DATASET CONTENT —
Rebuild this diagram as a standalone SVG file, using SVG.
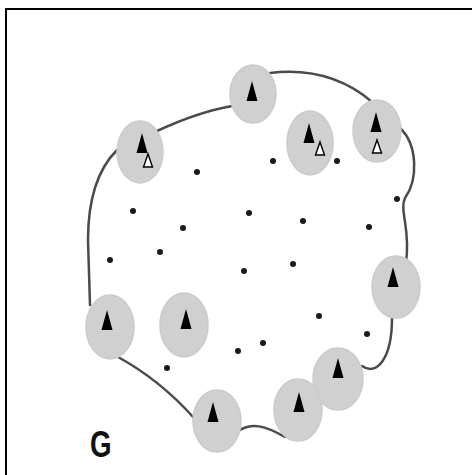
<svg xmlns="http://www.w3.org/2000/svg" width="472" height="475" viewBox="0 0 472 475">
<style>
.bg{fill:#ffffff}
.frame{fill:none;stroke:#000;stroke-width:2}
.zone{fill:#d0d0d0;stroke:#cbcbcb;stroke-width:1.5}
.edge{fill:none;stroke:#4a4a4a;stroke-width:2.5;stroke-linecap:round}
.dot{fill:#1a1a1a}
.lbl{font-family:"Liberation Sans",Arial,sans-serif;font-weight:bold;font-size:37px;fill:#111}
</style>
<defs>
<path id="tf" d="M0,-20 L5.5,0 L-5.5,0 Z" fill="#000"/>
<path id="to" d="M0,-13 L4.5,0 L-4.5,0 Z" fill="#fff" stroke="#000" stroke-width="1.4"/>
</defs>
<rect class="bg" x="0" y="0" width="472" height="475"/>
<path class="frame" d="M6,475 L6,9 L472,9"/>
<g id="connectors">
<path class="edge" d="M270,73 Q330,66 372,102"/>
<path class="edge" d="M232,106 Q198,112 157,131"/>
<path class="edge" d="M117,150 C97,170 88,200 88,240 L90,305"/>
<path class="edge" d="M118,357 Q160,380 194,418"/>
<path class="edge" d="M240,430 C252,423 264,425 285,437"/>
<path class="edge" d="M362,366 C376,376 392,360 392,318"/>
<path class="edge" d="M400,128 C418,145 418,180 405,198 C399,210 411,230 406,262"/>
</g>
<g id="site-top"><ellipse class="zone" cx="253" cy="94" rx="23" ry="29"/><use href="#tf" x="252" y="101"/></g>
<g id="site-upper-left"><ellipse class="zone" cx="140" cy="152" rx="23" ry="31"/><use href="#tf" x="142" y="153"/><use href="#to" x="148" y="167"/></g>
<g id="site-middle"><ellipse class="zone" cx="310" cy="143" rx="23" ry="32"/><use href="#tf" x="309" y="143"/><use href="#to" x="320" y="155"/></g>
<g id="site-upper-right"><ellipse class="zone" cx="377" cy="131" rx="24" ry="31"/><use href="#tf" x="376" y="132"/><use href="#to" x="377" y="153"/></g>
<g id="site-right"><ellipse class="zone" cx="396" cy="287" rx="24" ry="31"/><use href="#tf" x="393" y="287"/></g>
<g id="site-left"><ellipse class="zone" cx="110" cy="327" rx="24" ry="32"/><use href="#tf" x="107" y="330"/></g>
<g id="site-inner"><ellipse class="zone" cx="184" cy="325" rx="24" ry="32"/><use href="#tf" x="186" y="329"/></g>
<g id="site-bottom"><ellipse class="zone" cx="217" cy="421" rx="24" ry="31"/><use href="#tf" x="213" y="422"/></g>
<g id="site-bottom-right"><ellipse class="zone" cx="338" cy="379" rx="25" ry="31"/><use href="#tf" x="338" y="378"/></g>
<g id="site-bottom-mid"><ellipse class="zone" cx="298" cy="410" rx="24" ry="31"/><use href="#tf" x="299" y="412"/></g>
<g id="points">
<circle class="dot" cx="197" cy="172" r="3"/>
<circle class="dot" cx="273" cy="161" r="3"/>
<circle class="dot" cx="337" cy="161" r="3"/>
<circle class="dot" cx="133" cy="211" r="3"/>
<circle class="dot" cx="183" cy="228" r="3"/>
<circle class="dot" cx="249" cy="213" r="3"/>
<circle class="dot" cx="303" cy="221" r="3"/>
<circle class="dot" cx="397" cy="199" r="3"/>
<circle class="dot" cx="369" cy="227" r="3"/>
<circle class="dot" cx="110" cy="260" r="3"/>
<circle class="dot" cx="160" cy="252" r="3"/>
<circle class="dot" cx="244" cy="271" r="3"/>
<circle class="dot" cx="293" cy="264" r="3"/>
<circle class="dot" cx="319" cy="316" r="3"/>
<circle class="dot" cx="367" cy="334" r="3"/>
<circle class="dot" cx="238" cy="351" r="3"/>
<circle class="dot" cx="263" cy="343" r="3"/>
<circle class="dot" cx="167" cy="368" r="3"/>
</g>
<text class="lbl" transform="translate(90,457) scale(0.75,1)">G</text>
</svg>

PROBLEM REQUIREMENTS —
Reproduce the material above verbatim; omit every picture.

OUTPUT OF THE TASK —
Rebuild this diagram as a standalone SVG file, using SVG.
<svg xmlns="http://www.w3.org/2000/svg" width="472" height="475" viewBox="0 0 472 475">
<style>
.bg{fill:#ffffff}
.frame{fill:none;stroke:#000;stroke-width:2}
.zone{fill:#d0d0d0;stroke:#cbcbcb;stroke-width:1.5}
.edge{fill:none;stroke:#4a4a4a;stroke-width:2.5;stroke-linecap:round}
.dot{fill:#1a1a1a}
.lbl{font-family:"Liberation Sans",Arial,sans-serif;font-weight:bold;font-size:37px;fill:#111}
</style>
<defs>
<path id="tf" d="M0,-20 L5.5,0 L-5.5,0 Z" fill="#000"/>
<path id="to" d="M0,-13 L4.5,0 L-4.5,0 Z" fill="#fff" stroke="#000" stroke-width="1.4"/>
</defs>
<rect class="bg" x="0" y="0" width="472" height="475"/>
<path class="frame" d="M6,475 L6,9 L472,9"/>
<g id="connectors">
<path class="edge" d="M270,73 Q330,66 372,102"/>
<path class="edge" d="M232,106 Q198,112 157,131"/>
<path class="edge" d="M117,150 C97,170 88,200 88,240 L90,305"/>
<path class="edge" d="M118,357 Q160,380 194,418"/>
<path class="edge" d="M240,430 C252,423 264,425 285,437"/>
<path class="edge" d="M362,366 C376,376 392,360 392,318"/>
<path class="edge" d="M400,128 C418,145 418,180 405,198 C399,210 411,230 406,262"/>
</g>
<g id="site-top"><ellipse class="zone" cx="253" cy="94" rx="23" ry="29"/><use href="#tf" x="252" y="101"/></g>
<g id="site-upper-left"><ellipse class="zone" cx="140" cy="152" rx="23" ry="31"/><use href="#tf" x="142" y="153"/><use href="#to" x="148" y="167"/></g>
<g id="site-middle"><ellipse class="zone" cx="310" cy="143" rx="23" ry="32"/><use href="#tf" x="309" y="143"/><use href="#to" x="320" y="155"/></g>
<g id="site-upper-right"><ellipse class="zone" cx="377" cy="131" rx="24" ry="31"/><use href="#tf" x="376" y="132"/><use href="#to" x="377" y="153"/></g>
<g id="site-right"><ellipse class="zone" cx="396" cy="287" rx="24" ry="31"/><use href="#tf" x="393" y="287"/></g>
<g id="site-left"><ellipse class="zone" cx="110" cy="327" rx="24" ry="32"/><use href="#tf" x="107" y="330"/></g>
<g id="site-inner"><ellipse class="zone" cx="184" cy="325" rx="24" ry="32"/><use href="#tf" x="186" y="329"/></g>
<g id="site-bottom"><ellipse class="zone" cx="217" cy="421" rx="24" ry="31"/><use href="#tf" x="213" y="422"/></g>
<g id="site-bottom-right"><ellipse class="zone" cx="338" cy="379" rx="25" ry="31"/><use href="#tf" x="338" y="378"/></g>
<g id="site-bottom-mid"><ellipse class="zone" cx="298" cy="410" rx="24" ry="31"/><use href="#tf" x="299" y="412"/></g>
<g id="points">
<circle class="dot" cx="197" cy="172" r="3"/>
<circle class="dot" cx="273" cy="161" r="3"/>
<circle class="dot" cx="337" cy="161" r="3"/>
<circle class="dot" cx="133" cy="211" r="3"/>
<circle class="dot" cx="183" cy="228" r="3"/>
<circle class="dot" cx="249" cy="213" r="3"/>
<circle class="dot" cx="303" cy="221" r="3"/>
<circle class="dot" cx="397" cy="199" r="3"/>
<circle class="dot" cx="369" cy="227" r="3"/>
<circle class="dot" cx="110" cy="260" r="3"/>
<circle class="dot" cx="160" cy="252" r="3"/>
<circle class="dot" cx="244" cy="271" r="3"/>
<circle class="dot" cx="293" cy="264" r="3"/>
<circle class="dot" cx="319" cy="316" r="3"/>
<circle class="dot" cx="367" cy="334" r="3"/>
<circle class="dot" cx="238" cy="351" r="3"/>
<circle class="dot" cx="263" cy="343" r="3"/>
<circle class="dot" cx="167" cy="368" r="3"/>
</g>
<text class="lbl" transform="translate(90,457) scale(0.75,1)">G</text>
</svg>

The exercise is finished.